В начале мая Юзеф переехал в город, на улицу Коллонтая, поближе к почте и железнодорожному вокзалу. Небольшая квартирка помещалась во флигеле на втором этаже и состояла из двух комнат и кухни. В одной комнате жил Ганецкий, в другой — какой-то товарищ, а в проходной кухоньке — Юзеф. Вся обстановка состояла из маленького письменного столика, этажерки с книжками, стула и короткого диванчика. На этом диванчике спал Юзеф, без подушки, которой он не имел. Были в этой кухоньке еще табуретка с тазом, кувшин с водой и ведро. На покрытой газетами плите стояли примус и чайник.
Привезли на улицу Коллонтая и партийный архив, поместив его в большой комнате. Я продолжала приводит архив в порядок.

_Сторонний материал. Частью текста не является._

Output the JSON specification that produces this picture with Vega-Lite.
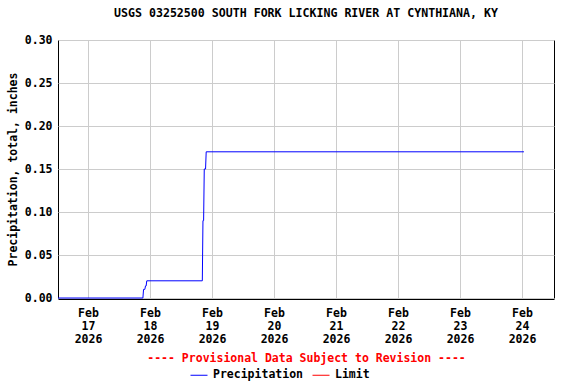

Юзеф был очень загружен партийной работой и не отдыхал даже по воскресеньям. Немало трудов стоило вытащить его иногда в воскресенье на прогулку в живописные окрестности Кракова. Когда он отказывался, я приносила ему вечером огромные букеты полевых и лесных цветов. Он принимал их с радостью и за неимением ваз развешивал на стенах. Все же нам удалось совершить вместе несколько незабываемых прогулок на Паненские скалы, где как раз в это время цвели фиалки, наполняя воздух одуряющим ароматом. Ходили в Тынец к живописным руинам древнего монастыря. Они утопали в кустя цветущей сирени. Чудесны были также прогулки по регу Вислы.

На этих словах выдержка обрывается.